Not more than a few minutes pass when the fellow returns with another man, who is carrying a bigger plunger. Repeat steps (plunge sink, pull apart pipes, wash, etc). At this point I call down to explain they are working on the wrong problem. Reception just wants to make sure they are in the room working, and offers me a new room. I try to explain I am not looking for a new room, but for the toilet to be fixed, and the not the sink which is working fine. They offer to change my room, and I again explain that engineering is working on the wrong problem. Reception transfers me to the assistant manger, repeat same conversation.

At this point, the two “plumbers” have dragged the fire house from the hallway and have it pointed down the drain pipe. I decide to leave.

On my way out of the lobby I stop by the assistant manager hoping they speak English well enough so I can explain what is going on. They seem to understand and escort me back to my room. At this point the manger says something in Chinese to the “plumbers”, and then asks me if I would like a new room. I explain that is not necessary, I just want them to fix the toilet and not the sink. At this point the manger kicks the two men out of the room, and asks me to contact them when it would be convenient to work on the bathroom.

After they leave I pop open the toilet and fix it in two minutes.

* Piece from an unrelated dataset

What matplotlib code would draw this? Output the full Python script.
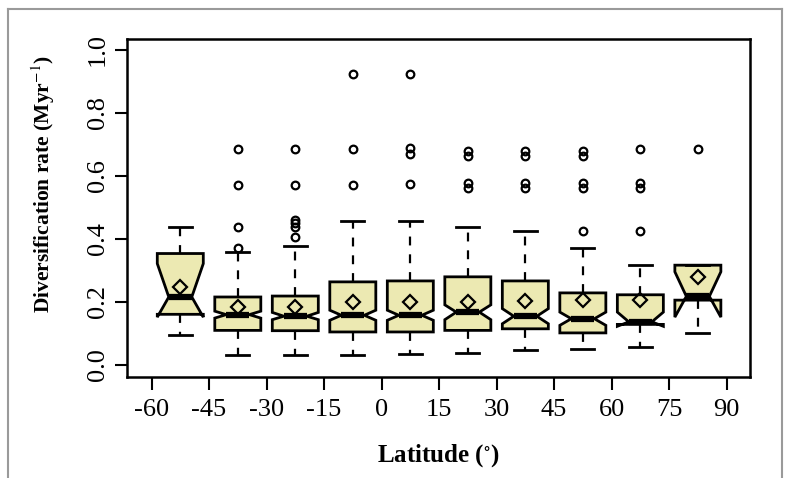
import matplotlib
matplotlib.use("Agg")
import matplotlib.pyplot as plt
from matplotlib.lines import Line2D

plt.rcParams['font.family'] = ['Liberation Serif', 'DejaVu Serif']
plt.rcParams['mathtext.fontset'] = 'stix'

# box centres (latitude band mid-points)
lat = [-52.5, -37.5, -22.5, -7.5, 7.5, 22.5, 37.5, 52.5, 67.5, 82.5]
whislo = [0.095, 0.030, 0.030, 0.030, 0.035, 0.037, 0.048, 0.051, 0.056, 0.100]
q1 = [0.160, 0.109, 0.108, 0.104, 0.104, 0.109, 0.114, 0.101, 0.128, 0.205]
cilo = [0.151, 0.148, 0.143, 0.141, 0.141, 0.143, 0.130, 0.125, 0.122, 0.151]
med = [0.215, 0.159, 0.154, 0.157, 0.157, 0.167, 0.154, 0.146, 0.136, 0.217]
cihi = [0.321, 0.170, 0.166, 0.173, 0.173, 0.190, 0.178, 0.167, 0.167, 0.295]
q3 = [0.353, 0.215, 0.218, 0.263, 0.266, 0.279, 0.266, 0.228, 0.222, 0.316]
whishi = [0.438, 0.358, 0.376, 0.456, 0.456, 0.438, 0.424, 0.372, 0.316, 0.316]
means = [0.247, 0.183, 0.183, 0.199, 0.199, 0.199, 0.201, 0.205, 0.205, 0.279]
fliers = [
    [],
    [0.372, 0.436, 0.570, 0.684],
    [0.404, 0.436, 0.449, 0.459, 0.570, 0.684],
    [0.570, 0.684, 0.924],
    [0.573, 0.669, 0.687, 0.924],
    [0.560, 0.578, 0.663, 0.680],
    [0.560, 0.578, 0.663, 0.680],
    [0.424, 0.560, 0.578, 0.663, 0.680],
    [0.424, 0.560, 0.578, 0.684],
    [0.684],
]
xticks = [-60, -45, -30, -15, 0, 15, 30, 45, 60, 75, 90]
yticks = [0.0, 0.2, 0.4, 0.6, 0.8, 1.0]

stats = []
for i in range(len(lat)):
    stats.append(dict(whislo=whislo[i], q1=q1[i], cilo=cilo[i], med=med[i],
                      cihi=cihi[i], q3=q3[i], whishi=whishi[i],
                      mean=means[i], fliers=fliers[i]))

fig = plt.figure(figsize=(7.87, 4.78), dpi=100)
ax = fig.add_axes([127 / 787, 1 - 377 / 478, 623 / 787, 338 / 478])

ax.bxp(stats, positions=lat, widths=12, capwidths=6, shownotches=True,
       showmeans=True, patch_artist=True,
       boxprops=dict(facecolor='#ece9b2', edgecolor='black', linewidth=2),
       whiskerprops=dict(color='black', linewidth=1.6, linestyle=(0, (4, 4))),
       capprops=dict(color='black', linewidth=2),
       medianprops=dict(color='black', linewidth=4.5, solid_capstyle='butt'),
       meanprops=dict(marker='D', markersize=7.5, markerfacecolor='none',
                      markeredgecolor='black', markeredgewidth=1.6),
       flierprops=dict(marker='o', markersize=5.5, markerfacecolor='none',
                       markeredgecolor='black', markeredgewidth=1.6))

ax.set_xlim(-66.4, 96.1)
ax.set_ylim(-0.039, 1.034)
ax.set_xticks(xticks)
ax.set_xticklabels([str(t) for t in xticks])
ax.set_yticks(yticks)
ax.set_yticklabels(['%.1f' % t for t in yticks], rotation=90, va='center')
ax.tick_params(axis='both', labelsize=19, length=9, width=1.5, direction='out')
ax.tick_params(axis='x', pad=7)
ax.tick_params(axis='y', pad=4)
for sp in ax.spines.values():
    sp.set_linewidth(1.8)

ax.set_xlabel('Latitude ($^{\\circ}$)', fontsize=18, fontweight='bold', labelpad=15)
ax.set_ylabel('Diversification rate (Myr$^{-1}$)', fontsize=15.5,
              fontweight='bold')
ax.yaxis.set_label_coords(-0.112, 0.57)

# grey frame around the figure (no bottom edge)
fx0, fx1, fy1 = 8 / 787, 782 / 787, 1 - 9 / 478
for xs, ys in [([fx0, fx0], [0, fy1]), ([fx0, fx1], [fy1, fy1]), ([fx1, fx1], [fy1, 0])]:
    fig.add_artist(Line2D(xs, ys, transform=fig.transFigure, color='#9a9a9a', linewidth=1.5))

fig.savefig('out.png', dpi=100)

Next time I will tell them the sink is broken so that they fix the toliet.

Friday, June 09, 2006

China, Here We Come

So the day has finally arrived. Tomorrow morning at 9:15 Michelle and I are boarding a plane for Chicago. From Chicago we will fly direct to Shanghai. We will spend the rest of June in Shanghai, and then a week in Beijing, and the rest of the summer in Hong Kong. I will head home in August, and then begin my new position as Pastor of Family Ministries as Southbrook Church.

A lot of people I deeply respect have been asking me what I am going to do, and what I expect during the time in China. Truthfully I am not entirely sure what to expect. Michelle will be really busy. Asians work crazy hours. I have very little responsibility while in Asia. My days will be free to sightsee, read, reflect, and well rest. So as far as day to day activities go, I have no real expectations.

However, I do have an expectation for the summer. This is a tremendous opportunity for spiritual formation. I will be out of my comfort zone it just about every way. No home, different food. For the first time in my life I will be a minority. It will be quite an experience. So I have a backpacking guitar on load from Brandon, and a stack of books, which I fear will not be enough to get me through. I also hope to read some on Chinese history and also the all important Chinese cooking.

If you are coming to China or want to, drop us a line. I will have plenty of time to show you around.